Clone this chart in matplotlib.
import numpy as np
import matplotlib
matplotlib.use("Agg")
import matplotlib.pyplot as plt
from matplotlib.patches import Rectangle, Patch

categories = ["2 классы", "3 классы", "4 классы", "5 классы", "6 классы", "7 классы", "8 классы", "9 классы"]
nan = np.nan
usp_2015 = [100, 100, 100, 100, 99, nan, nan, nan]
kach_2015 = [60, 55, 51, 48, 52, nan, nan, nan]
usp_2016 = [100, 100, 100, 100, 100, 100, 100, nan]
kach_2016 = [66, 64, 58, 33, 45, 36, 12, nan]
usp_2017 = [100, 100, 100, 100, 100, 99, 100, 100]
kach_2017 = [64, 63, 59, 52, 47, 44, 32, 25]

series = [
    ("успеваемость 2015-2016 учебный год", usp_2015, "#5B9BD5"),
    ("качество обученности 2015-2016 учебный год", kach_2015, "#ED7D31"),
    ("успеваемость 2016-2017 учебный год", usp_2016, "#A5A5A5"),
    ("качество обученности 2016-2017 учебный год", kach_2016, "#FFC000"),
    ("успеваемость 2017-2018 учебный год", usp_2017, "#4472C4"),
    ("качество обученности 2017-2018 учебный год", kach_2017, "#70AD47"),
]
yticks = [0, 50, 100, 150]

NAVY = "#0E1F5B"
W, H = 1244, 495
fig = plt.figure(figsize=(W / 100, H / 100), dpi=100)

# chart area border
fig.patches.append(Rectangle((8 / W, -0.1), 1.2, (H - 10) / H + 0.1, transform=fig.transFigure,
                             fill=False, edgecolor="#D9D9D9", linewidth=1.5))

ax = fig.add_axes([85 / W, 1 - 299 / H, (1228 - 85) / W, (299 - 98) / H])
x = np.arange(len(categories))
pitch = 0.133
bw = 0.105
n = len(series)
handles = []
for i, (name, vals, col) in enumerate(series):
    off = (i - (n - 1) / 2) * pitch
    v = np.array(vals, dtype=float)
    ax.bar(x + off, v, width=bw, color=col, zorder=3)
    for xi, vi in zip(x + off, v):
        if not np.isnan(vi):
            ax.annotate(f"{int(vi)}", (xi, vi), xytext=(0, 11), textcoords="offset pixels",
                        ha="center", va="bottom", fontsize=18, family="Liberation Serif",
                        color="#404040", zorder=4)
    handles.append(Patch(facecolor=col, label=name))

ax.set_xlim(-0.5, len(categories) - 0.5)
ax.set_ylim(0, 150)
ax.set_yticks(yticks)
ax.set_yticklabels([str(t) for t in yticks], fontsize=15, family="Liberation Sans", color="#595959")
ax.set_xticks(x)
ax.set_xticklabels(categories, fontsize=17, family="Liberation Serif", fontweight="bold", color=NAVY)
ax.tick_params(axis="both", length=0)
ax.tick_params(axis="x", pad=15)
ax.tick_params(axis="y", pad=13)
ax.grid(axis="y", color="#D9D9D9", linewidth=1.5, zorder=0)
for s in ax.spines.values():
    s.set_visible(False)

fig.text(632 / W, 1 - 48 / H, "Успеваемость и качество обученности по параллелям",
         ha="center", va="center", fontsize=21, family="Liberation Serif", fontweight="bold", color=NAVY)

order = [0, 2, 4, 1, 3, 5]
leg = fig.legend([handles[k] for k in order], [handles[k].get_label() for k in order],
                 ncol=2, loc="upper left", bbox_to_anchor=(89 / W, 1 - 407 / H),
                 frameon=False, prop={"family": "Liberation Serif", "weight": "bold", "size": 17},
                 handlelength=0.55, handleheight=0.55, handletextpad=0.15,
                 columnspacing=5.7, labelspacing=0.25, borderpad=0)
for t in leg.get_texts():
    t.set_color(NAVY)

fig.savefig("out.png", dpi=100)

+++

**Exercise objective:**
Repeat the listing above without any change.

**Expected answer:**
Clone this chart in matplotlib.
import numpy as np
import matplotlib
matplotlib.use("Agg")
import matplotlib.pyplot as plt
from matplotlib.patches import Rectangle, Patch

categories = ["2 классы", "3 классы", "4 классы", "5 классы", "6 классы", "7 классы", "8 классы", "9 классы"]
nan = np.nan
usp_2015 = [100, 100, 100, 100, 99, nan, nan, nan]
kach_2015 = [60, 55, 51, 48, 52, nan, nan, nan]
usp_2016 = [100, 100, 100, 100, 100, 100, 100, nan]
kach_2016 = [66, 64, 58, 33, 45, 36, 12, nan]
usp_2017 = [100, 100, 100, 100, 100, 99, 100, 100]
kach_2017 = [64, 63, 59, 52, 47, 44, 32, 25]

series = [
    ("успеваемость 2015-2016 учебный год", usp_2015, "#5B9BD5"),
    ("качество обученности 2015-2016 учебный год", kach_2015, "#ED7D31"),
    ("успеваемость 2016-2017 учебный год", usp_2016, "#A5A5A5"),
    ("качество обученности 2016-2017 учебный год", kach_2016, "#FFC000"),
    ("успеваемость 2017-2018 учебный год", usp_2017, "#4472C4"),
    ("качество обученности 2017-2018 учебный год", kach_2017, "#70AD47"),
]
yticks = [0, 50, 100, 150]

NAVY = "#0E1F5B"
W, H = 1244, 495
fig = plt.figure(figsize=(W / 100, H / 100), dpi=100)

# chart area border
fig.patches.append(Rectangle((8 / W, -0.1), 1.2, (H - 10) / H + 0.1, transform=fig.transFigure,
                             fill=False, edgecolor="#D9D9D9", linewidth=1.5))

ax = fig.add_axes([85 / W, 1 - 299 / H, (1228 - 85) / W, (299 - 98) / H])
x = np.arange(len(categories))
pitch = 0.133
bw = 0.105
n = len(series)
handles = []
for i, (name, vals, col) in enumerate(series):
    off = (i - (n - 1) / 2) * pitch
    v = np.array(vals, dtype=float)
    ax.bar(x + off, v, width=bw, color=col, zorder=3)
    for xi, vi in zip(x + off, v):
        if not np.isnan(vi):
            ax.annotate(f"{int(vi)}", (xi, vi), xytext=(0, 11), textcoords="offset pixels",
                        ha="center", va="bottom", fontsize=18, family="Liberation Serif",
                        color="#404040", zorder=4)
    handles.append(Patch(facecolor=col, label=name))

ax.set_xlim(-0.5, len(categories) - 0.5)
ax.set_ylim(0, 150)
ax.set_yticks(yticks)
ax.set_yticklabels([str(t) for t in yticks], fontsize=15, family="Liberation Sans", color="#595959")
ax.set_xticks(x)
ax.set_xticklabels(categories, fontsize=17, family="Liberation Serif", fontweight="bold", color=NAVY)
ax.tick_params(axis="both", length=0)
ax.tick_params(axis="x", pad=15)
ax.tick_params(axis="y", pad=13)
ax.grid(axis="y", color="#D9D9D9", linewidth=1.5, zorder=0)
for s in ax.spines.values():
    s.set_visible(False)

fig.text(632 / W, 1 - 48 / H, "Успеваемость и качество обученности по параллелям",
         ha="center", va="center", fontsize=21, family="Liberation Serif", fontweight="bold", color=NAVY)

order = [0, 2, 4, 1, 3, 5]
leg = fig.legend([handles[k] for k in order], [handles[k].get_label() for k in order],
                 ncol=2, loc="upper left", bbox_to_anchor=(89 / W, 1 - 407 / H),
                 frameon=False, prop={"family": "Liberation Serif", "weight": "bold", "size": 17},
                 handlelength=0.55, handleheight=0.55, handletextpad=0.15,
                 columnspacing=5.7, labelspacing=0.25, borderpad=0)
for t in leg.get_texts():
    t.set_color(NAVY)

fig.savefig("out.png", dpi=100)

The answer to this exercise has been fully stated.